Pan Am Flight 103 was blown up over the skies of Lockerbie on December 21, 1988, killing all 259 people on board and 11 on the ground.
It took more than a decade to convict anyone for the bombing, with al Megrahi, a former Libyan intelligence officer and head of security for Libyan Arab Airlines, being found guilty by a panel of Scottish Judges in 2001.
He was sentenced for life imprisonment for his role in Britain's worst ever mass murder. But despite strong opposition from victims' families and the US government, Scottish Justice Secretary Kenny MacAskill this week took the controversial decision of allowing him to walk free after just eight years.
America's media was predictably incensed by the move. The Washington Times spoke of "waves of anguish [g]ripping the American families of Lockerbie victims" after al Megrahi was greeted with rapturous applause and doused in rose petals when he set foot on Libyan soil. To The Wall Street Journal, his release was nothing short of "a second Lockerbie outrage".
Those sentiments were driven home by White House spokesman Robert Gibbs, who called the stage-managed reception "outrageous and disgusting," but in Westminster the response was noticeably more muted. British Prime Minister Gordon Brown declined to comment publicly at all.
And shedding some light on his reservation, evidence is now emerging of a possible political motivation for the unpopular release.
"In all commercial contracts, for oil and gas with Britain, [al Megrahi] was always on the negotiating table," Libyan heir-to-the-throne Seif al Islam told state-run media. Singling out Tony Blair's involvement, he added: "All British interests were linked to the release of Abdul Baset Ali al Megrahi."
Sky News correspondent Tim Marshall lent credibility to the report by writing on his blog: "The British can now expect that doing business in Libya will become easier. On the energy front this is of enormous importance."
Libya has the highest proven oil reserves of any African nation, and with Anglo-Russian ties at an all-time low Britain is in desperate need of a reliable new energy partner. In 2006, the Arab pariah state was conveniently removed from the US State Sponsors of Terrorism list, which lifted restrictions on British energy companies tapping into Libyan reserves.
From a British standpoint, therefore, the release of a man who murdered 270 civilians – drawn from 21 countries around the globe – makes sound economic sense. But morally it remains utterly inexcusable.

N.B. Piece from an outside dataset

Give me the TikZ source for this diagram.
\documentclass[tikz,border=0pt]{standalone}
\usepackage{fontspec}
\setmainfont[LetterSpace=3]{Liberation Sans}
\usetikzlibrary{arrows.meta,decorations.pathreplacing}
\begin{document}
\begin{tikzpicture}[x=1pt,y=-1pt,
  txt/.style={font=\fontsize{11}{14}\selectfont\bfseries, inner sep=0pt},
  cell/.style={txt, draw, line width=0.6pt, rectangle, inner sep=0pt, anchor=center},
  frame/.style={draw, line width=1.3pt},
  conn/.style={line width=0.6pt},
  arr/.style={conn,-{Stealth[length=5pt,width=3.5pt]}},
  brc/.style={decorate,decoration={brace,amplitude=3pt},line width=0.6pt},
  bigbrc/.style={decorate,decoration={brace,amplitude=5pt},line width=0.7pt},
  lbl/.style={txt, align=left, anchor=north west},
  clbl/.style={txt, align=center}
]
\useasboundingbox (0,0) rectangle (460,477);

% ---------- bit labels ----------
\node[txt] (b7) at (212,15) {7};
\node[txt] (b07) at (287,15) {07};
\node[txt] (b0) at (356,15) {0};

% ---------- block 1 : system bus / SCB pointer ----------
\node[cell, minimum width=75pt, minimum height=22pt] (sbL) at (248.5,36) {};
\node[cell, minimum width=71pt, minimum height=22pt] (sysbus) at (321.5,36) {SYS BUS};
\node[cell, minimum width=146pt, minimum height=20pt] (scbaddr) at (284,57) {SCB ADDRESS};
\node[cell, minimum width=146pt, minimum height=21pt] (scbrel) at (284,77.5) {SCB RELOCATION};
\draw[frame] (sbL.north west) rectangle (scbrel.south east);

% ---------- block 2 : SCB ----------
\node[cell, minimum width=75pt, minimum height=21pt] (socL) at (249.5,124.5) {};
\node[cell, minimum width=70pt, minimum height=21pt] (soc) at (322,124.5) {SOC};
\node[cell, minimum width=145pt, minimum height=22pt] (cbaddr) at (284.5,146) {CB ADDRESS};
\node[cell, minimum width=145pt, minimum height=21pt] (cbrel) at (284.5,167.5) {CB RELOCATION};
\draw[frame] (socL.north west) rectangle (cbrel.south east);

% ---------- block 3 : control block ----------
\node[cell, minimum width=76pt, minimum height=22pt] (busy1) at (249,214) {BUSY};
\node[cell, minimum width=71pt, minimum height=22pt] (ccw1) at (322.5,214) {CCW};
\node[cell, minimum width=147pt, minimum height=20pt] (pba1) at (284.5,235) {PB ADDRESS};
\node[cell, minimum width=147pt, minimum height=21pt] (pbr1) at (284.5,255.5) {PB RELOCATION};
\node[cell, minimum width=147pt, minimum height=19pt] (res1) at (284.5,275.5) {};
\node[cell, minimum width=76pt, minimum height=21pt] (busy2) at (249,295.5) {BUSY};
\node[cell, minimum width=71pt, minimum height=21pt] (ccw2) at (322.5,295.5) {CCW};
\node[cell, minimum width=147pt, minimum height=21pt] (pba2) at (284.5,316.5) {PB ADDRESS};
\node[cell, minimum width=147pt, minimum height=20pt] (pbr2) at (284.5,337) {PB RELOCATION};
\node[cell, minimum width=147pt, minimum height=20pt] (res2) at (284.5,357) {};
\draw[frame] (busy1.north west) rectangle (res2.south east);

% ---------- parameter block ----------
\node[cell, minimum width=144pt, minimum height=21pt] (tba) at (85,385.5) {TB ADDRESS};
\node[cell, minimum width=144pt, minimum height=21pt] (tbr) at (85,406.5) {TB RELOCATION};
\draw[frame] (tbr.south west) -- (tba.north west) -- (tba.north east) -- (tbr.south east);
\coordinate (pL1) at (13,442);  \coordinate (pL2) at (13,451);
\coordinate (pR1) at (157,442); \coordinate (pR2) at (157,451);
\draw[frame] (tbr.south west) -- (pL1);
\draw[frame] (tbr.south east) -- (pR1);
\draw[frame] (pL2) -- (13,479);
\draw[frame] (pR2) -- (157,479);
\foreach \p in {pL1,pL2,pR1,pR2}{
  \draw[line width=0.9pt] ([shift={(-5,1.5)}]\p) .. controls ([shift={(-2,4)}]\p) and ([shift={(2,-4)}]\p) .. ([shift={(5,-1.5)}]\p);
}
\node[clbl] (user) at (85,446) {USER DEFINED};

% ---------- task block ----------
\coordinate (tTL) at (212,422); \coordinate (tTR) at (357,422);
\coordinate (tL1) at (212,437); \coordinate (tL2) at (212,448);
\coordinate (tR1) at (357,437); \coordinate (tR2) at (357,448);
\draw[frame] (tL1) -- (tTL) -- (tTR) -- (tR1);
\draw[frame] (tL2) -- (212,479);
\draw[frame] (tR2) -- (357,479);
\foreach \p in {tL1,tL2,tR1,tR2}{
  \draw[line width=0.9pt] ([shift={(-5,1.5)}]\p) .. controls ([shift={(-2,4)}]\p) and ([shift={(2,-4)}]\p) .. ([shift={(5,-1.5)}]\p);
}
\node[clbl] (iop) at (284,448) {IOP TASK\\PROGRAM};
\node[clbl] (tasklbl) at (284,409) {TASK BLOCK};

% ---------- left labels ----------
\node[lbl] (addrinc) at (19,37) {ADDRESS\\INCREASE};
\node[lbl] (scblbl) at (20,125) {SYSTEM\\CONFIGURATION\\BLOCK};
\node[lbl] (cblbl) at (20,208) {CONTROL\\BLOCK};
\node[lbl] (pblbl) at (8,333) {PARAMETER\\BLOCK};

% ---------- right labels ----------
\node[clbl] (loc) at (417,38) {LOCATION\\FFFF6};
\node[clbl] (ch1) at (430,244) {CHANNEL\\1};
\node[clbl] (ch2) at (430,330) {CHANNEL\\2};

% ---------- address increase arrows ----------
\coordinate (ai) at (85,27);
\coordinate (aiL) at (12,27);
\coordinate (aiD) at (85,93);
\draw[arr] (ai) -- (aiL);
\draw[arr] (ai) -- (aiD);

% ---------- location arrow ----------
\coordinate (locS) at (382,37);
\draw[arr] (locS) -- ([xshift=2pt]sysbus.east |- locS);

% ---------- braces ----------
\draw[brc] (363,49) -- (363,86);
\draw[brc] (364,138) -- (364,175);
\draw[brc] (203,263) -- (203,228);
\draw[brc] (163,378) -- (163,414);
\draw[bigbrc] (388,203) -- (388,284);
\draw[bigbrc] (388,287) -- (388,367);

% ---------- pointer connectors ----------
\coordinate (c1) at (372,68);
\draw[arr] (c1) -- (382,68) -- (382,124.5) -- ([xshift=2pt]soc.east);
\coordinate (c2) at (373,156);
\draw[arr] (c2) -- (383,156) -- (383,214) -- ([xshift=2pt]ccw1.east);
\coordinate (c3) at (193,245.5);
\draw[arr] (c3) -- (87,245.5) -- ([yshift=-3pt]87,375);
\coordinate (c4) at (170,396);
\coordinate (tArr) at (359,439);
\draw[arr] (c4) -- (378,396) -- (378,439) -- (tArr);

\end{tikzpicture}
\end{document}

Scant mercy was afforded to the 259 people whose final seconds were filled with the most unimaginable terror as Flight 103 broke up in mid-flight. Nor to the 11 people, among them three children, who were extinguished as wreckage from the plane crashed down on the streets of Lockerbie.
The lives that were snuffed out on December 21, 1988 will never be restored. But with a man behind bars for the atrocity, those who lost loved ones could, until now, at least find solace in his punishment.
Al Megrahi's release will be the final injustice they must endure. The mercy so deserved by them was afforded instead to a mass murderer – and pouring salt on their wounds, it once again appears that economic expedience and oil money have taken precedence over the ideals of British justice.
The Boston Herald morbidly summed up the situation by underscoring a key difference between the US and UK legal systems: "If the death penalty had been implemented, then there would have been no reason to release this murderer from prison on reasons of 'compassion'."